Introduction
The IT landscape is evolving rapidly, not least driven by the evolution and adoption of Cloud-based services and the relative increase in available internet bandwidth. That said, whilst Cloud Computing is now a core deployment model for IT, revolutionizing speed of access to IT and challenging the price points for delivering IT, our latest research suggests that hosted Cloud Services alone are not yet a panacea for all things IT for all businesses. This 2014 research shows that whilst 78% of UK organisations have now formally adopted at least one Cloud-based solution, 92% of the same audience said they were not intending to place everything in the Cloud yet.
The result? Simply put, the market is predominantly ‘Hybrid’ and will be for the foreseeable future. Some workloads will remain on-premise (driven by legacy technology constraints; perceptions of data protection; sovereignty and assurance; slow internet in given areas; regulatory constraints or just simply company policy) and some will move to private or public hosted Cloud Services (to support remote workers; enable more flexibility/agility; to achieve lowest price points, and to access an opex payment model). Most organisations will find they need to manage several deployment models combining in-Cloud and on-premise, and as such most companies will still require on-premise IT for managing essential activities such as user credentials, maintaining a central file-store, supporting print management and running specific applications.

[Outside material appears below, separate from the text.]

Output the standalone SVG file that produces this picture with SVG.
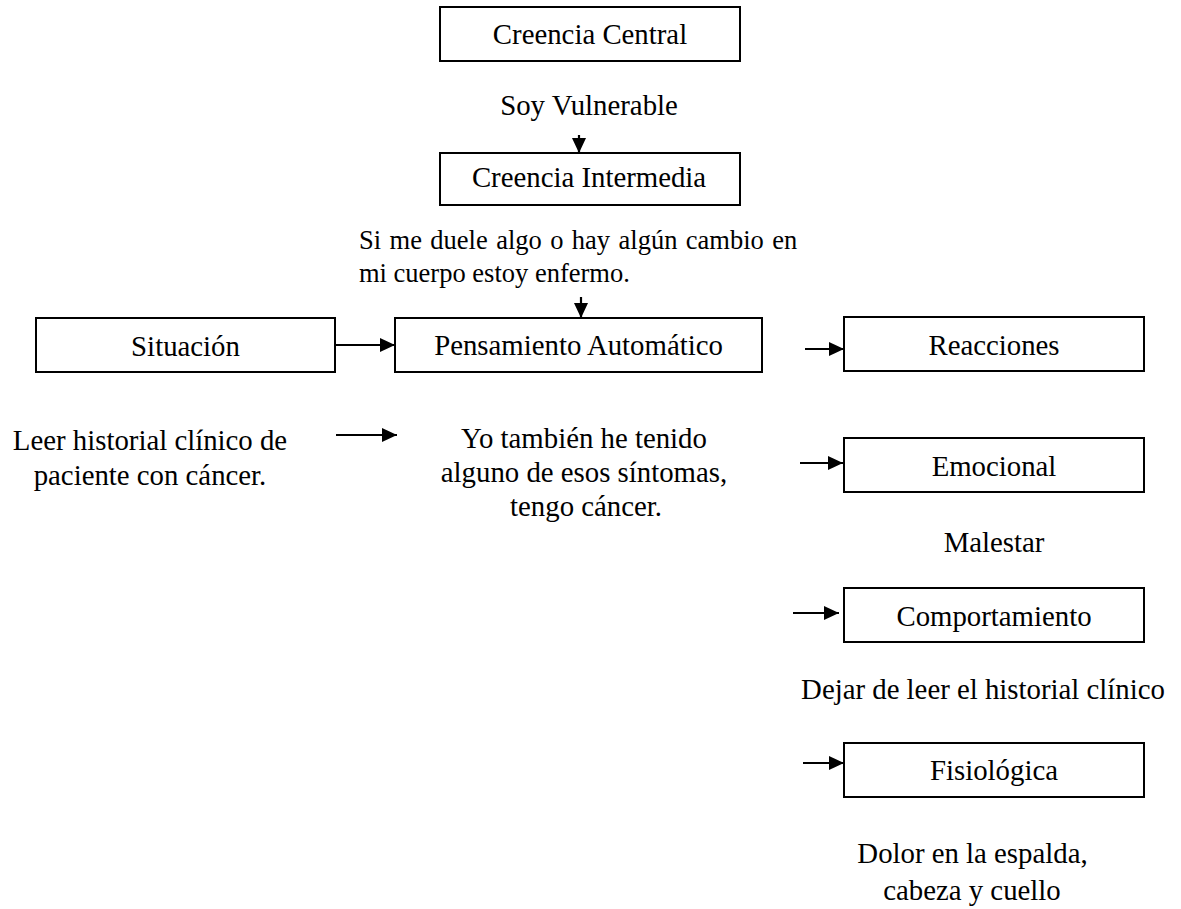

Historically a professional Hybrid IT experience has been the privilege of the larger Enterprise where depth of technical resources and the focus of Vendors’ enterprise product capabilities have enabled this, but with the arrival of Hybrid IT solutions for the SMB, the full flexibility of Cloud coupled with the assurance of on-premise IT can be delivered as a seamless service through managed service providers to the widest addressable market. Hybrid IT is no longer a by-product of technical transition, it is a sustainable strategic outcome.
For three quarters of the research base, changes to IT deployment models predominantly occur around the natural refresh of infrastructure. Furthermore, 22% of companies involved in this research specifically cite their intention to review Cloud Services at the next refresh
of infrastructure. In the period leading up to July 2015 the market faces the most significant IT refresh of the 21st century to date with the end of support of both Windows Server 2003 and Small Business Server 2003. These products have not only underpinned the IT server market for the last decade they have been the basis upon which many local IT providers have built their businesses. In the UK alone an average of 1000 servers per day are likely to need to be transitioned to a new solution in the final year of support. Some customers will take the opportunity to move the server workloads to Cloud Services, some will undertake a rudimentary incremental upgrade and others will take the opportunity to refine their IT strategy. In any event the next 12 months will see a material increase in Cloud adoption by both new and existing Cloud users.
An emerging trend in the move to Hybrid IT is the increase in organisations taking IT-as-a-Service. 22% of organisations already use an MSP to deliver core IT services and this increases to 38% in organisations with less than 20 employees. This trend is likely to grow driven by the rapid pace of innovation in Hybrid IT and the pressure to free up precious IT resource from basic maintenance activity.